Date: 2007
Location: Edmonton
Profile: Michelle Senkow started her nursing career in 1977 in Calgary before working in several other locations, including Grande Prairie and 12 years at Edmonton’s Misericordia Hospital. She returned to Calgary in 2000. Most of her nursing career was in Maternal Child Nursing Care, but she has also worked in surgery and medicine.

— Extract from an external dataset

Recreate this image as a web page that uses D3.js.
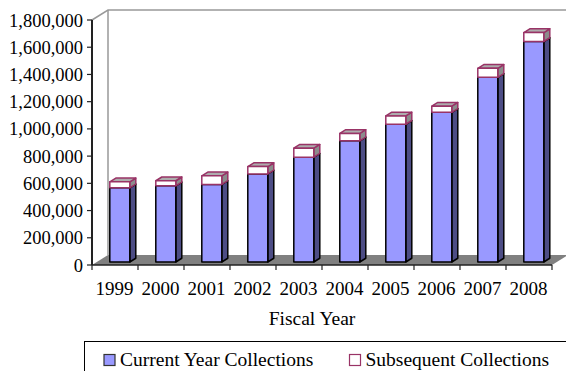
<!DOCTYPE html>
<html>
<head>
<meta charset="utf-8">
<script src="https://cdn.jsdelivr.net/npm/d3@7"></script>
<style>
  html, body { margin: 0; padding: 0; background: #fff; }
  svg { display: block; }
</style>
</head>
<body>
<svg id="chart" width="566" height="371"></svg>
<script>
// Collections by fiscal year
const years = ["1999", "2000", "2001", "2002", "2003", "2004", "2005", "2006", "2007", "2008"];
const currentYear = [545000, 560000, 570000, 647000, 770000, 890000, 1012000, 1100000, 1357000, 1620000];
const subsequent = [44000, 37000, 63000, 54000, 66000, 55000, 61000, 45000, 66000, 66000];
const yTicks = [0, 200000, 400000, 600000, 800000, 1000000, 1200000, 1400000, 1600000, 1800000];
const seriesNames = ["Current Year Collections", "Subsequent Collections"];

const svg = d3.select("#chart")
  .attr("font-family", "'Liberation Serif', 'Times New Roman', Times, 'DejaVu Serif', serif");

// plot frame (front plane) and oblique depth vector
const plotLeft = 92, plotRight = 552, plotBottom = 265, plotTop = 20;
const depth = { dx: 16, dy: -10 };
const barFront = 0.3, barBack = 0.675;

const x = d3.scaleBand().domain(years).range([plotLeft, plotRight]).paddingInner(0).paddingOuter(0);
const y = d3.scaleLinear().domain([0, 1800000]).range([plotBottom, plotTop]);
const barW = 20;

// point on a depth plane
const P = (px, py, d) => [px + depth.dx * d, py + depth.dy * d];
const poly = pts => pts.map(p => p.join(",")).join(" ");

// floor and walls
svg.append("polygon")
  .attr("points", poly([P(plotLeft, plotBottom, 0), P(plotRight, plotBottom, 0), P(plotRight, plotBottom, 1), P(plotLeft, plotBottom, 1)]))
  .attr("fill", "#808080");
const wall = svg.append("g").attr("stroke", "#999").attr("stroke-width", 1.5).attr("fill", "none");
wall.append("polyline")
  .attr("points", poly([P(plotLeft, plotTop, 0), P(plotLeft, plotTop, 1), P(plotRight, plotTop, 1)]));
wall.append("line")
  .attr("x1", P(plotLeft, plotBottom, 1)[0]).attr("y1", P(plotLeft, plotBottom, 1)[1])
  .attr("x2", P(plotLeft, plotTop, 1)[0]).attr("y2", P(plotLeft, plotTop, 1)[1]);

// stacked 3D bars
const series = [
  { values: currentYear, front: "#9999FF", side: "#4D4D85", topc: "#7777CC", stroke: "#000" },
  { values: subsequent, front: "#FFFFFF", side: "#8C8C8C", topc: "#ADADAD", stroke: "#993366" }
];

const bars = svg.append("g");
years.forEach((yr, i) => {
  const cx = x(yr) + x.bandwidth() / 2;
  let base = 0;
  series.forEach(s => {
    const v = s.values[i];
    const y0 = y(base), y1 = y(base + v);
    const x0 = cx - barW / 2, x1 = cx + barW / 2;
    const g = bars.append("g")
      .attr("stroke", s.stroke).attr("stroke-width", 1.5).attr("stroke-linejoin", "round");
    g.append("polygon")
      .attr("points", poly([P(x1, y0, barFront), P(x1, y0, barBack), P(x1, y1, barBack), P(x1, y1, barFront)]))
      .attr("fill", s.side);
    g.append("polygon")
      .attr("points", poly([P(x0, y1, barFront), P(x1, y1, barFront), P(x1, y1, barBack), P(x0, y1, barBack)]))
      .attr("fill", s.topc);
    g.append("polygon")
      .attr("points", poly([P(x0, y0, barFront), P(x1, y0, barFront), P(x1, y1, barFront), P(x0, y1, barFront)]))
      .attr("fill", s.front);
    base += v;
  });
});

// value axis
const fmt = d3.format(",");
const yAxis = svg.append("g");
yAxis.append("line")
  .attr("x1", plotLeft).attr("x2", plotLeft).attr("y1", plotTop).attr("y2", plotBottom)
  .attr("stroke", "#222").attr("stroke-width", 2);
yTicks.forEach(t => {
  yAxis.append("line")
    .attr("x1", plotLeft - 5).attr("x2", plotLeft).attr("y1", y(t)).attr("y2", y(t))
    .attr("stroke", "#222").attr("stroke-width", 1.2);
  yAxis.append("text")
    .attr("x", plotLeft - 9).attr("y", y(t) + 6.5)
    .attr("text-anchor", "end").attr("font-size", "18.5px")
    .text(fmt(t));
});

// category axis
const xAxis = svg.append("g");
xAxis.append("line")
  .attr("x1", plotLeft).attr("x2", plotRight).attr("y1", plotBottom).attr("y2", plotBottom)
  .attr("stroke", "#222").attr("stroke-width", 1.5);
d3.range(years.length + 1).forEach(i => {
  const tx = plotLeft + i * x.bandwidth();
  xAxis.append("line")
    .attr("x1", tx).attr("x2", tx).attr("y1", plotBottom).attr("y2", plotBottom + 5)
    .attr("stroke", "#222").attr("stroke-width", 1.2);
});
years.forEach(yr => {
  xAxis.append("text")
    .attr("x", x(yr) + x.bandwidth() / 2 - 0.5).attr("y", 295)
    .attr("text-anchor", "middle").attr("font-size", "19px")
    .text(yr);
});

svg.append("text")
  .attr("x", 312).attr("y", 325)
  .attr("text-anchor", "middle").attr("font-size", "19.5px")
  .text("Fiscal Year");

// legend
const legend = svg.append("g");
legend.append("rect")
  .attr("x", 84.5).attr("y", 341.5).attr("width", 520).attr("height", 60)
  .attr("fill", "none").attr("stroke", "#000").attr("stroke-width", 1);
const legendItems = [
  { name: seriesNames[0], sx: 104, fill: "#9999FF", stroke: "#333" },
  { name: seriesNames[1], sx: 349.5, fill: "#FFFFFF", stroke: "#993366" }
];
legendItems.forEach(it => {
  legend.append("rect")
    .attr("x", it.sx).attr("y", 354.5).attr("width", 11).attr("height", 11)
    .attr("fill", it.fill).attr("stroke", it.stroke).attr("stroke-width", 1.2);
  legend.append("text")
    .attr("x", it.sx + 16).attr("y", 366)
    .attr("font-size", "19.5px")
    .text(it.name);
});
</script>
</body>
</html>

Senkow brings her lens as a nurse, a union activist, and mother of 5 children to serving as a UNA mentor to other nurses. She has dealt with nurses facing many workplaces challenges, including emotional blackmail to work past the point of exhaustion, unsafe working conditions such as toxic mould, and an inability to provide adequate care in situations of understaffing. Senkow laments that inadequate government funding and inappropriate pressures from nursing managers are pushing nurses out of the profession. A strong advocate of public healthcare, she decries the fact that inadequate funding of the public care system means that the wealthy can get MRIs, CatScans, and other services quickly while others wait interminably for service.
Keywords: Bumping of nursing positions; Foothills Hospital; Grande Prairie Hospital; Labour and Delivery Nursing; Misericordia Hospital; Private health costs; Toxic mould; Understaffing of nursing and pressure for overwork.